Dead Trigger is a 2017 American science fiction action horror film directed by Mike Cuff and Scott Windhauser, who were also both writers with Heinz Treschnitzer. The film is based on the mobile game of the same name. The film stars Dolph Lundgren, Autumn Reeser, Brooke Johnston, Chris Galya, Romeo Miller and Isaiah Washington.
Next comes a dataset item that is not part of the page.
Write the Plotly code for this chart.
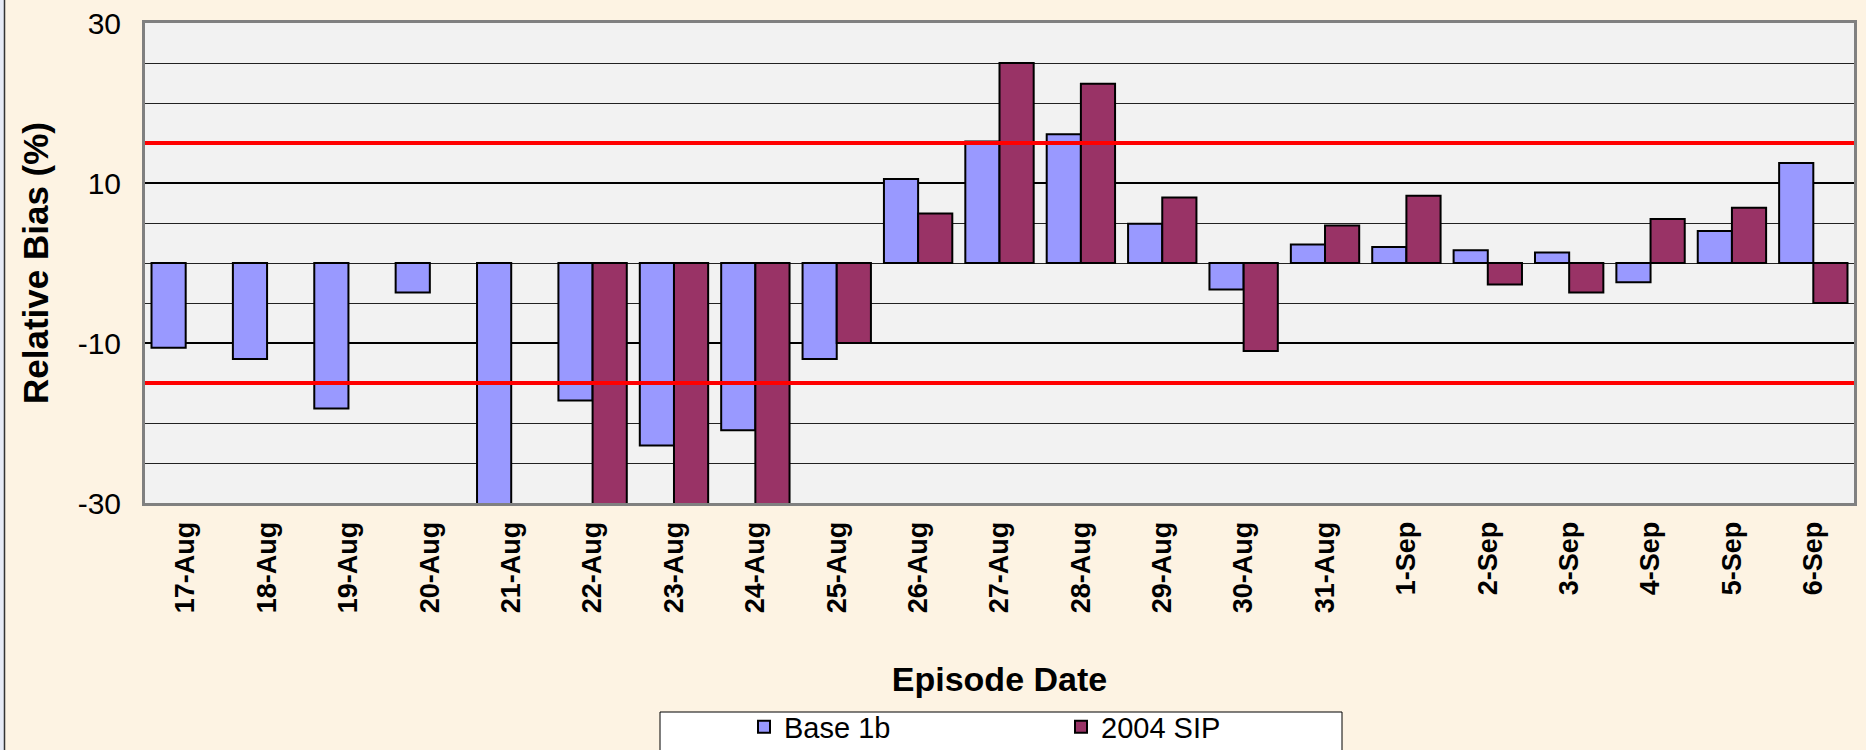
import plotly.graph_objects as go

dates = ["17-Aug", "18-Aug", "19-Aug", "20-Aug", "21-Aug", "22-Aug", "23-Aug", "24-Aug",
         "25-Aug", "26-Aug", "27-Aug", "28-Aug", "29-Aug", "30-Aug", "31-Aug",
         "1-Sep", "2-Sep", "3-Sep", "4-Sep", "5-Sep", "6-Sep"]
base_1b = [-10.6, -12.0, -18.2, -3.7, -32.0, -17.2, -22.8, -20.9,
           -12.0, 10.5, 15.2, 16.1, 4.9, -3.3, 2.3,
           2.0, 1.6, 1.3, -2.4, 4.0, 12.5]
sip_2004 = [None, None, None, None, None, -32.0, -32.0, -32.0,
            -10.0, 6.2, 25.0, 22.4, 8.2, -11.0, 4.7,
            8.4, -2.7, -3.7, 5.5, 6.9, -5.0]
bias_limits = [15, -15]
y_ticks = [-30, -10, 10, 30]

W, H = 1866, 750
L, R, T, B = 145, 12, 23, 247
pw, ph = W - L - R, H - T - B
BG = "#FDF3E3"


def px_x(p):
    return (p - L) / pw


def px_y(p):
    return (H - B - p) / ph


fig = go.Figure()
fig.add_trace(go.Bar(x=dates, y=base_1b, name="Base 1b",
                     marker=dict(color="#9999FF", line=dict(color="black", width=2))))
fig.add_trace(go.Bar(x=dates, y=sip_2004, name="2004 SIP",
                     marker=dict(color="#993366", line=dict(color="black", width=2))))

shapes = []
for v in bias_limits:
    shapes.append(dict(type="line", xref="paper", yref="y", x0=0, x1=1, y0=v, y1=v,
                       line=dict(color="#FF0000", width=4), layer="above"))
# legend box
shapes.append(dict(type="rect", xref="paper", yref="paper",
                   x0=px_x(660), x1=px_x(1342), y0=px_y(712), y1=px_y(770),
                   line=dict(color="black", width=1), fillcolor="white", layer="below"))
# left frame edge of the picture
shapes.append(dict(type="rect", xref="paper", yref="paper",
                   x0=px_x(0), x1=px_x(4), y0=px_y(0), y1=px_y(750),
                   line=dict(width=0), fillcolor="#E6EAF6", layer="below"))
shapes.append(dict(type="line", xref="paper", yref="paper",
                   x0=px_x(4.5), x1=px_x(4.5), y0=px_y(0), y1=px_y(750),
                   line=dict(color="#333333", width=1.5), layer="below"))

fig.update_layout(
    width=W, height=H,
    margin=dict(l=L, r=R, t=T, b=B, autoexpand=False),
    paper_bgcolor=BG,
    plot_bgcolor="#F2F2F2",
    barmode="group",
    bargap=0.16,
    bargroupgap=0,
    font=dict(family="Liberation Sans, Arial, sans-serif", color="black"),
    shapes=shapes,
    showlegend=True,
    legend=dict(orientation="h", x=px_x(744), xanchor="left", y=px_y(727), yanchor="middle",
                bgcolor="rgba(0,0,0,0)", font=dict(size=29),
                entrywidth=272, entrywidthmode="pixels", itemsizing="constant",
                traceorder="normal"),
    xaxis=dict(
        tickangle=-90,
        tickfont=dict(size=27, family="Liberation Sans, Arial, sans-serif", weight="bold"),
        ticklabelstandoff=5,
        showgrid=False,
        showline=True, mirror=True, linecolor="#808080", linewidth=3,
        automargin=False,
        title=dict(text="<b>Episode Date</b>", font=dict(size=34), standoff=55),
    ),
    yaxis=dict(
        range=[-30, 30],
        tickvals=y_ticks,
        ticktext=[str(v) for v in y_ticks],
        tickfont=dict(size=30),
        ticklabelstandoff=15,
        showgrid=True, gridcolor="black", gridwidth=2,
        minor=dict(dtick=5, tick0=-30, showgrid=True, gridcolor="#222222", gridwidth=1.3),
        zeroline=False,
        showline=True, mirror=True, linecolor="#808080", linewidth=3,
        automargin=False,
        title=dict(text="<b>Relative Bias (%)</b>", font=dict(size=35), standoff=19),
    ),
)

fig.write_html(
    "out.html",
    config={"displayModeBar": False},
    post_script="document.body.style.margin='0px';document.body.style.background='%s';" % BG,
)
The film was released in a limited release and through video on demand in the United States on May 3, 2019, by Saban Films, and was widely panned by critics.

==Plot==
The film follows a world ravaged by a deadly virus that turns people into zombies. Unable to halt the outbreak, the government creates a video game called Dead Trigger to identify skilled players capable of combating the real-life undead. Captain Kyle Walker leads a team of elite soldiers and gamers on a mission to locate a group of scientists who may have developed a cure for the virus.

==Cast==

- Dolph Lundgren as Captain Kyle Walker
- Autumn Reeser as Tara Conlan
- Brooke Johnston as Lieutenant Marchetti
- Chris Galya as Chris Northon
- Romeo Miller as Gerald "G-Dog" Jefferson
- Isaiah Washington as Rockstock
- Oleg Taktarov as Lieutenant Martinov
- Justin Chon as Daniel Chen
- Natali Yura as Naomi Shika
- Luciana Carro as Samantha Atkins
- Joel Gretsch as General Conlan
- James Chalke as Father Julian
- Jeff Lam as Eric Green
- Bleona as Natalie
- Tamara Braun as Gloria Russo
- Brandon Beemer as CSU Agent Pierce
- Tony Messenger as CSU Agent Sawyer
- Seira Kagami as Lika
- Alyona Chekhova as Nika
- Michael Kupisk as Zack
- Keil Oakley Zepernick as Subject Zero
- Derek Boone as Lieutenant Krycek

==Production==
Writer-director Mike Cuff secured the film rights to the game in 2015 and began filming a live-action adaptation starring Dolph Lundgren and Isaiah Washington in Mexico in May 2016. Two days into filming Cuff left the production and Scott Windhauser, who had rewritten the screenplay with Dolph Lundgren, finished the film. Madfinger Games withdrew their support for the film, as the approved script was altered so radically. Cuff and Madfinger had no further participation in the film.

==Release==
===Theatrical===
Dead Trigger first screened at the 2017 Moscow International Film Festival. The film was released theatrically and video-on-demand on May 3, 2019, by Saban Films/Lionsgate.

==Reception==
===Critical response===
Bobby LePire of Film Threat gave the film four stars out of ten. It has a 5% rating on Rotten Tomatoes.